2012-09-20

Putting a Holder on bad news

I have to say, I was surprised to find Fox News regular Jim Geraghty writing in the Guardian. In fact, "surprised" doesn't really cover it. Not only is he writing critically of the Obama administration, he's slamming the first African-American Attorney-General of the USA, Eric Holder:

The initial headlines shouted that the IG report had exonerated Holder. That's one interpretation. But the portrait the report paints of Holder's management is deeply disturbing. Time and again, information and warnings about the operation's enormous risks flow from Arizona to Washington ... and suddenly, mysteriously, stop just short of Holder.
It certainly seems odd that Holder didn't know about an operation of this magnitude and risk. Either his underlings decided not to tell him, in which case he wasn't managing them effectively, or he made it clear to them that they were not to report bad news, in which case he was near-criminally irresponsible and should at the very least be fired.

Geraghty lets the official report tell most of the story:

[Holder] was not told in December 2010 about the connection between the firearms found at the scene of the shooting and Operation Fast and Furious. Both Acting Deputy Attorney General Grindler and Counsel to the Attorney General and Deputy Chief of Staff Wilkinson were aware of this significant and troubling information by December 17, 2010, but did not believe the information was sufficiently important to alert the Attorney General about it or to make any further inquiry regarding this development."
There's a general principle among honest people that a boss is responsible for activities that go on during his watch, even if he didn't know that they were happening. Bob Diamond of Barclays found it necessary to resign after the LIBOR rate rigging was uncovered, even though there was no suggestion he knew it was happening. People cheered his departure - why aren't the same people demanding that Eric Holder follow this example? Surely there can't be one standard for private citizens and a much looser one for public officials?

An equally troubling part of the Fast and Furious story is the use of executive privilege by the Obama administration to prevent the release of documents relating to Fast and Furious:

The presidential communications privilege applies to communications involving the president or his staff that immediately pertain to the president's decision-making process. [...] Deliberative process involves a broader scope of executive branch activity: discussions involving White House staff or within other agencies on legal or policy decisions that don't necessarily involve the president or his immediate advisers.
[...]
Holder asked Obama to invoke executive privilege over documents having to do with "the Department's deliberative process concerning how to respond to congressional and related media inquiries into that operation."
This seems to be clearly a deliberative process invocation, since the President was not involved in these discussions.

Obama is, as President, entitled to invoke executive privilege where he likes (and he has done so very rarely). However, like any other executive, he can expect the public to wonder what he and his officials are trying to hide when he does so.
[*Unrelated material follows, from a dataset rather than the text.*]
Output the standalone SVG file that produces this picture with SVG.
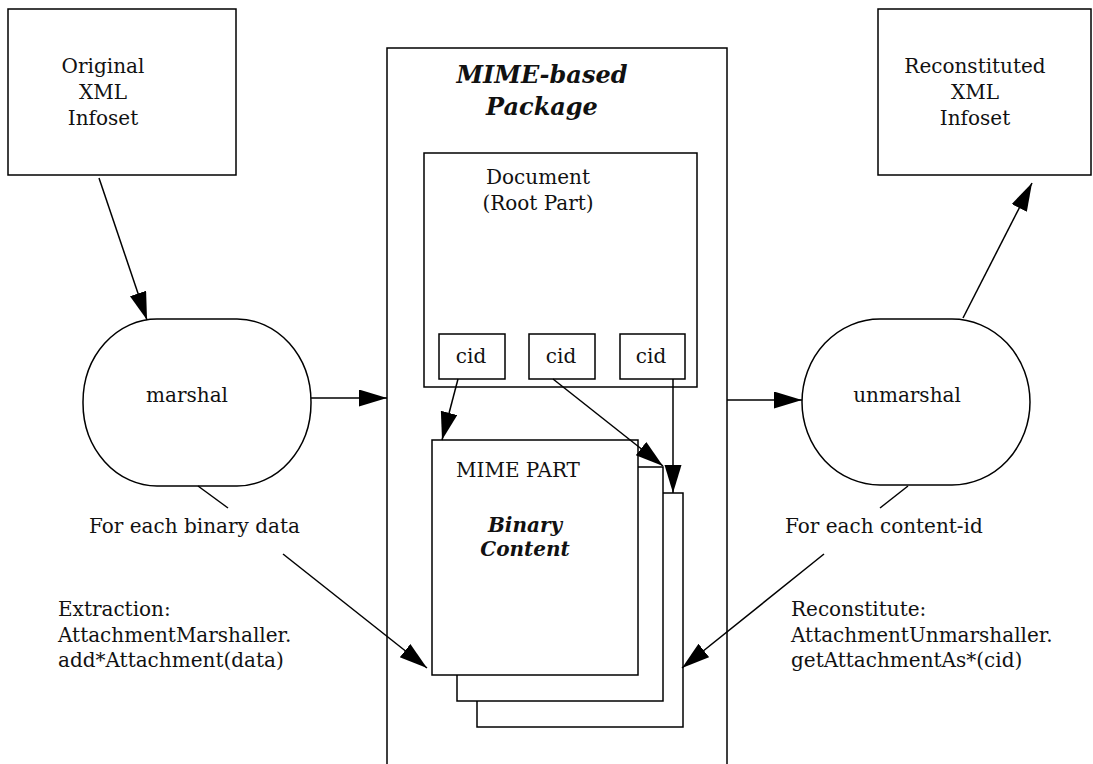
<svg xmlns="http://www.w3.org/2000/svg" width="1093" height="764" viewBox="0 0 1093 764">
<style>
  .box { fill: #fff; stroke: #000; stroke-width: 1.5; }
  .edge { fill: none; stroke: #000; stroke-width: 1.5; }
  .t { font-family: "DejaVu Serif", "Liberation Serif", serif; font-size: 20px; fill: #111; }
  .c { text-anchor: middle; }
  .bi { font-family: "DejaVu Serif", "Liberation Serif", serif; font-weight: bold; font-style: italic; fill: #111; text-anchor: middle; }
</style>
<defs>
  <marker id="arr" markerUnits="userSpaceOnUse" markerWidth="30" markerHeight="20" refX="28" refY="8.5" orient="auto">
    <path d="M0,0 L28,8.5 L0,17 z" fill="#000"/>
  </marker>
</defs>
<rect width="1093" height="764" fill="#fff"/>

<g id="original">
  <rect class="box" x="8" y="9" width="228" height="166"/>
  <text class="t c" x="103" y="73">Original</text>
  <text class="t c" x="103" y="99">XML</text>
  <text class="t c" x="103" y="125">Infoset</text>
</g>

<g id="reconstituted">
  <rect class="box" x="878" y="9" width="213" height="166"/>
  <text class="t c" x="975" y="73">Reconstituted</text>
  <text class="t c" x="975" y="99">XML</text>
  <text class="t c" x="975" y="125">Infoset</text>
</g>

<g id="package">
  <rect class="box" x="387" y="48" width="340" height="730"/>
  <text class="bi" font-size="24" x="542" y="83">MIME-based</text>
  <text class="bi" font-size="24" x="542" y="115">Package</text>
</g>

<g id="document">
  <rect class="box" x="424" y="153" width="273" height="234"/>
  <text class="t c" x="538" y="184">Document</text>
  <text class="t c" x="538" y="210">(Root Part)</text>
</g>

<g id="cid1">
  <rect class="box" x="439" y="334" width="66" height="45"/>
  <text class="t c" x="471" y="363">cid</text>
</g>
<g id="cid2">
  <rect class="box" x="529" y="334" width="66" height="45"/>
  <text class="t c" x="561" y="363">cid</text>
</g>
<g id="cid3">
  <rect class="box" x="620" y="334" width="65" height="45"/>
  <text class="t c" x="651" y="363">cid</text>
</g>

<g id="mimepart">
  <rect class="box" x="477" y="493" width="206" height="234"/>
  <rect class="box" x="457" y="467" width="206" height="234"/>
  <rect class="box" x="432" y="440" width="206" height="235"/>
  <text class="t c" x="518" y="477">MIME PART</text>
  <text class="bi" font-size="20" x="525" y="532">Binary</text>
  <text class="bi" font-size="20" x="525" y="556">Content</text>
</g>

<g id="marshal">
  <rect class="box" x="83" y="319" width="228" height="167" rx="74" ry="83"/>
  <text class="t c" x="187" y="402">marshal</text>
</g>

<g id="unmarshal">
  <rect class="box" x="802" y="319" width="228" height="166" rx="78" ry="83"/>
  <text class="t c" x="907" y="402">unmarshal</text>
</g>

<g id="labels">
  <text class="t" x="89" y="533">For each binary data</text>
  <text class="t" x="58" y="616">Extraction:</text>
  <text class="t" x="58" y="642">AttachmentMarshaller.</text>
  <text class="t" x="58" y="667">add*Attachment(data)</text>
  <text class="t" x="785" y="533">For each content-id</text>
  <text class="t" x="791" y="616">Reconstitute:</text>
  <text class="t" x="791" y="642">AttachmentUnmarshaller.</text>
  <text class="t" x="791" y="667">getAttachmentAs*(cid)</text>
</g>

<g id="connectors">
  <line class="edge" x1="99" y1="178" x2="147" y2="320" marker-end="url(#arr)"/>
  <line class="edge" x1="311" y1="398" x2="387" y2="398" marker-end="url(#arr)"/>
  <line class="edge" x1="727" y1="400" x2="802" y2="400" marker-end="url(#arr)"/>
  <line class="edge" x1="963" y1="318" x2="1032" y2="183" marker-end="url(#arr)"/>
  <line class="edge" x1="458" y1="379" x2="442" y2="440" marker-end="url(#arr)"/>
  <line class="edge" x1="553" y1="379" x2="663" y2="466" marker-end="url(#arr)"/>
  <line class="edge" x1="673" y1="379" x2="673" y2="493" marker-end="url(#arr)"/>
  <line class="edge" x1="198" y1="486" x2="228" y2="508"/>
  <line class="edge" x1="283" y1="554" x2="427" y2="668" marker-end="url(#arr)"/>
  <line class="edge" x1="908" y1="486" x2="880" y2="508"/>
  <line class="edge" x1="824" y1="554" x2="682" y2="668" marker-end="url(#arr)"/>
</g>
</svg>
What exactly were the DoJ officials debating when the lid blew off Fast and Furious and people started demanding answers to why a US border guard had been shot dead by guns given away by the DoJ?

Award for top comment on this story goes to CitizenCarrier referring to treefrog123's snipe:

http://www.guardian.co.uk/profile/jim-geraghty Fox news contributor. Righty-ho then.
Ah! The ad hominem fallacy masquerading as a refutation! How refreshingly quaint and unexpected.